Pour rejoindre l'époque où nous sommes maintenant, il faut nous retrouver à l'une des fenêtres de l'hôtel de Brionne chez M. de Benezeth, regardant la magnifique revue passée par le premier Consul le 30 pluviôse de l'an VIII. Toutes les croisées ayant jour sur la place et sur la cour étaient garnies de femmes élégamment parées et dans ce costume grec qui était si gracieux porté par des femmes qui se mettaient bien… et puis il allait à cet enthousiasme qui nous agitait alors. Nous étions vraiment des femmes de Sparte et d'Athènes en écoutant les récits de ces fêtes de gloire, de ces batailles où notre noblesse prit et reçut son blason. Et puis comment croire à cette tyrannie qui nous était prophétisée lorsqu'il parut une lettre écrite à un sergent de grenadiers, par le premier Consul lui-même, au moment de la distribution des sabres et des fusils d'honneur13. L'un des élus avait écrit à Bonaparte pour le remercier, et le premier Consul lui répondit:
«J'ai reçu votre lettre, mon brave camarade, vous n'avez pas besoin de me parler de vos actions. Je les connais, vous êtes un des plus braves grenadiers de l'armée depuis la mort de Benezeth. Vous êtes compris dans la distribution des cent sabres d'honneur que j'ai fait distribuer. Tous les soldats de votre corps étaient d'accord que c'était vous qui le méritiez davantage.
«Je désire beaucoup vous revoir; le ministre de la guerre vous envoie l'ordre de venir à Paris.»
Cette lettre est un chef-d'œuvre d'adresse. Comme il est habile de reconnaître presque le droit aux soldats de désigner le plus brave parmi eux! Et puis ce titre de brave camarade accordé à un sergent. Cette lettre, qui devait nécessairement courir dans tous les rangs de l'armée, devait en même temps faire des amis et même des fanatiques à la religion de Napoléon.
Le jeune homme à qui s'adressait cette lettre s'appelait Léon Aune; il était sergent de grenadiers, je ne me rappelle plus dans quel régiment.
Aussi nous étions sous le charme d'une pensée; c'est que le gouvernement consulaire ramènerait avec lui les formes polies d'autrefois, la sécurité, le bonheur, et en même temps qu'il fonderait le règne de cette liberté toujours appelée, toujours désirée et toujours inconnue: c'était un rêve sans doute, mais ne rêve-t-on jamais?..
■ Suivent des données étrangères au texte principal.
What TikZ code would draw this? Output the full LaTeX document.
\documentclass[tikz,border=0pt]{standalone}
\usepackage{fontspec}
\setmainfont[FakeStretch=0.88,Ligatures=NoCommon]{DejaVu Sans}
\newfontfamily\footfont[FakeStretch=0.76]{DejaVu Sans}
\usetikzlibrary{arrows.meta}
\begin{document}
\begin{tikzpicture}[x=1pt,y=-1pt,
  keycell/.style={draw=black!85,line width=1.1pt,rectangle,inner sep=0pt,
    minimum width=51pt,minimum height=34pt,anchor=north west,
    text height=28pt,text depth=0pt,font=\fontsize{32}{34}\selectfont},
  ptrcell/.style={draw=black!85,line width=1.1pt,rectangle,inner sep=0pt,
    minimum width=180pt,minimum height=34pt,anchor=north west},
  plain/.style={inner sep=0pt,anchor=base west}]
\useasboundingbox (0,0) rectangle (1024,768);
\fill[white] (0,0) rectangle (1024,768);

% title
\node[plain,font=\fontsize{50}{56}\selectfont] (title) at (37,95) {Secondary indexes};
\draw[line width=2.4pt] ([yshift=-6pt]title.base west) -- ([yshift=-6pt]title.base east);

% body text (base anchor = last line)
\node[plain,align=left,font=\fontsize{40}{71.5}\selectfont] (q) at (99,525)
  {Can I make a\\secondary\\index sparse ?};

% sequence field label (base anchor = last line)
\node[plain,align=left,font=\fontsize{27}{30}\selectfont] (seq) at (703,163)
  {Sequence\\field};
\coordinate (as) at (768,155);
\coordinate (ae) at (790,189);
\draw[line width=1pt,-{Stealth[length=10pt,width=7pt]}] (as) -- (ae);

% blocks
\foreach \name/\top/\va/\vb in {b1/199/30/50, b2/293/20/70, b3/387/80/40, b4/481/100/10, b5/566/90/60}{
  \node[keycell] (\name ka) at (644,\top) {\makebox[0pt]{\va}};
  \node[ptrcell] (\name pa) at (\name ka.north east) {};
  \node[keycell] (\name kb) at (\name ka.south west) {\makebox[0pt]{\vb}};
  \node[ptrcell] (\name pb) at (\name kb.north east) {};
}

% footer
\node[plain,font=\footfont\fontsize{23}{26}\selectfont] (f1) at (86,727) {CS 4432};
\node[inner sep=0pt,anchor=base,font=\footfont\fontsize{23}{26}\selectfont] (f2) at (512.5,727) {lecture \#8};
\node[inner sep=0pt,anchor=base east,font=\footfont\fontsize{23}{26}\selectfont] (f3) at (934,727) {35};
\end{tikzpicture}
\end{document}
Madame Bonaparte était rayonnante de beauté le jour de cette revue ainsi qu'Hortense, qui était vraiment charmante à cette époque de sa vie, avec sa taille élancée, ses beaux cheveux blonds, ses grands et doux yeux bleus et sa grâce toute créole et toute française à la fois!.. Elles étaient toutes deux aux fenêtres du troisième Consul Lebrun, entourées d'une espèce de cour qu'il n'avait pas fallu longtemps pour former.
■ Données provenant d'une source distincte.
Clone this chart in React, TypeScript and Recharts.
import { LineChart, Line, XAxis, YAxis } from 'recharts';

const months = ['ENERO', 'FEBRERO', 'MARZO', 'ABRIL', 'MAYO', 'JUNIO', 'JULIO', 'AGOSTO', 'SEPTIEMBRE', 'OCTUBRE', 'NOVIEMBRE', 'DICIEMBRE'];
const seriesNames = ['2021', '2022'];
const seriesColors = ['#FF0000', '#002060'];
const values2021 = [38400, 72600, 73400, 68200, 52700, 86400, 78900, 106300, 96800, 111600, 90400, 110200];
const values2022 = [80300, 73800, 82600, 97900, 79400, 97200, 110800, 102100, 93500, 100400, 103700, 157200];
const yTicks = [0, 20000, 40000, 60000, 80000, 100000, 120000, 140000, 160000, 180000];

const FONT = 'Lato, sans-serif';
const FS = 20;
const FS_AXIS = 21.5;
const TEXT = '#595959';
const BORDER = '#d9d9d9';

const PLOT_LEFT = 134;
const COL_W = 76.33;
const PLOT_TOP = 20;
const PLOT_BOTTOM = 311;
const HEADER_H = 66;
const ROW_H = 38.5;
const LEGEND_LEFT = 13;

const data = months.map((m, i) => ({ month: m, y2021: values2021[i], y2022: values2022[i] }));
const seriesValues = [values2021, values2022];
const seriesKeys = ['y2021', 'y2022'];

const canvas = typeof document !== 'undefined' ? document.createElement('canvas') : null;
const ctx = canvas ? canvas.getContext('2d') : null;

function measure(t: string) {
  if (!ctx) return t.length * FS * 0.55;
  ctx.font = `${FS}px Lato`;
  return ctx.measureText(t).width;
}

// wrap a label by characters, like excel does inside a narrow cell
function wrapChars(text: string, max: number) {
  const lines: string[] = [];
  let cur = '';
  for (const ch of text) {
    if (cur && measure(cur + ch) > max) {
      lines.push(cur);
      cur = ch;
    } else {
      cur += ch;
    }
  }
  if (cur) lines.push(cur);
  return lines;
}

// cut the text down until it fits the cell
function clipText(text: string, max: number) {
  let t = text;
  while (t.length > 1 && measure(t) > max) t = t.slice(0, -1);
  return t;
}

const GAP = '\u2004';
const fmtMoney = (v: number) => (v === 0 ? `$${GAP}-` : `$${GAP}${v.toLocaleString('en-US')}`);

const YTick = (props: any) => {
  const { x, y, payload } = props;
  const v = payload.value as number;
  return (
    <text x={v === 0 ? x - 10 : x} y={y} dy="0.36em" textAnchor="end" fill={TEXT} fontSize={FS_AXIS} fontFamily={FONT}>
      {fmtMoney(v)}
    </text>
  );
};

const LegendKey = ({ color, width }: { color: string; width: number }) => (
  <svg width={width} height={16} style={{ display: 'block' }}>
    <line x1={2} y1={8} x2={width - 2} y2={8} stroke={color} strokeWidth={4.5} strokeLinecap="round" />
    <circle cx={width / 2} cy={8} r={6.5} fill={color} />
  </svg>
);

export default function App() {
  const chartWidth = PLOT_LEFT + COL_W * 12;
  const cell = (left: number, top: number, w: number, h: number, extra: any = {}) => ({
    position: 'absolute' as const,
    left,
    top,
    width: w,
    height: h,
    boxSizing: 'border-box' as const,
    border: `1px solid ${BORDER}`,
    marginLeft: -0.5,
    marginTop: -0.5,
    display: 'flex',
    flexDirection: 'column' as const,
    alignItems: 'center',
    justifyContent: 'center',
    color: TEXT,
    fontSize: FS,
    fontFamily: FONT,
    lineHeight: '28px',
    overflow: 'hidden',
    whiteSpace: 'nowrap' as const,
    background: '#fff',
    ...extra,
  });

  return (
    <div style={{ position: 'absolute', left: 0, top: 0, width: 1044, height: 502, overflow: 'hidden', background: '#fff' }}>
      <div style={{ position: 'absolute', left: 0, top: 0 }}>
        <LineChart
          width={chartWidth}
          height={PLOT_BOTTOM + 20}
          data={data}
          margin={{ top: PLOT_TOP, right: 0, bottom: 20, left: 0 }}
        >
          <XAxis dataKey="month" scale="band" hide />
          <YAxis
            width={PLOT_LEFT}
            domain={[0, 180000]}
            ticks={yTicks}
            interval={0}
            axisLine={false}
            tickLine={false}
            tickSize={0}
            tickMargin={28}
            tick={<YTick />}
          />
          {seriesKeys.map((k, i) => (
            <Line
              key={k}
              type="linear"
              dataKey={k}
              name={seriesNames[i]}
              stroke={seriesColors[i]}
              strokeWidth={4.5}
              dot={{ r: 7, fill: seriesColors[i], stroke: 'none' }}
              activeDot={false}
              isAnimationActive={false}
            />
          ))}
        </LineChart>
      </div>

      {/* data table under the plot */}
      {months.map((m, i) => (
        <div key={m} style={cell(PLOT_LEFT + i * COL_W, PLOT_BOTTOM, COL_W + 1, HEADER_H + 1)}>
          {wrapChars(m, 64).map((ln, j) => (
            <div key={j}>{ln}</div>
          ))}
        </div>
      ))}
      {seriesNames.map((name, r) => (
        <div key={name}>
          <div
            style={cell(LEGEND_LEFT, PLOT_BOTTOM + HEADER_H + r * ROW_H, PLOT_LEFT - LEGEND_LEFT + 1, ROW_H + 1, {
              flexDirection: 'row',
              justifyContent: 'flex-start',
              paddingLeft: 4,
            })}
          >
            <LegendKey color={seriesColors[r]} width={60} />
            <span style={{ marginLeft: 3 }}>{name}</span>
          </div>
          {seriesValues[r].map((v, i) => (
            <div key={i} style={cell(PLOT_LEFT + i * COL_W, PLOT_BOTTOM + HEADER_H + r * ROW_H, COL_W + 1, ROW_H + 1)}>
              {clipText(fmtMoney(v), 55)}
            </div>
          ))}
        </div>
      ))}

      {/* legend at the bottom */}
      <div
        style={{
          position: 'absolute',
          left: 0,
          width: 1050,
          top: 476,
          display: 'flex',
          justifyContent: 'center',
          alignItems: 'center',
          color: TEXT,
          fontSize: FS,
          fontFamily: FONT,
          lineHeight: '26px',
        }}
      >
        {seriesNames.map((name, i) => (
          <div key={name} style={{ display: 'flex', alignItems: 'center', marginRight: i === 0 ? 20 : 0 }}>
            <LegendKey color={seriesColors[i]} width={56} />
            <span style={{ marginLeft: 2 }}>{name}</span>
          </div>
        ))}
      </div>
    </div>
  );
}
Napoléon était un homme trop universel, son génie, qui embrassait toutes choses, était trop vaste pour n'avoir pas jugé de quelle haute importance il était pour son plan de rétablir l'ordre non-seulement dans la vie politique et générale, mais dans la vie privée de chaque famille. Ces familles formaient les masses après tout, et Napoléon, tout en n'ayant pas de formes polies et gracieuses, savait parfaitement les apprécier. Sans vouloir que les femmes eussent de la puissance, il désirait cependant qu'elles prissent en quelque sorte la conduite d'une partie des choses de ce monde. Il redoutait des femmes comme madame de Staël; mais il comprenait tout le bien que pouvait faire madame de Genlis ou quelqu'un dans ce genre. Il redoutait le génie de la première comme un rival, tandis qu'il aimait et recherchait l'esprit de l'autre comme un allié ami… en tout ce qui concernait l'étiquette, la vie de société, ce qui tenait enfin à l'existence du monde et à l'influence qu'elle exerce: tout cela était pour le premier Consul et plus tard pour l'Empereur d'une importance que pourront difficilement croire ceux qui ne l'ont pas approché comme moi14.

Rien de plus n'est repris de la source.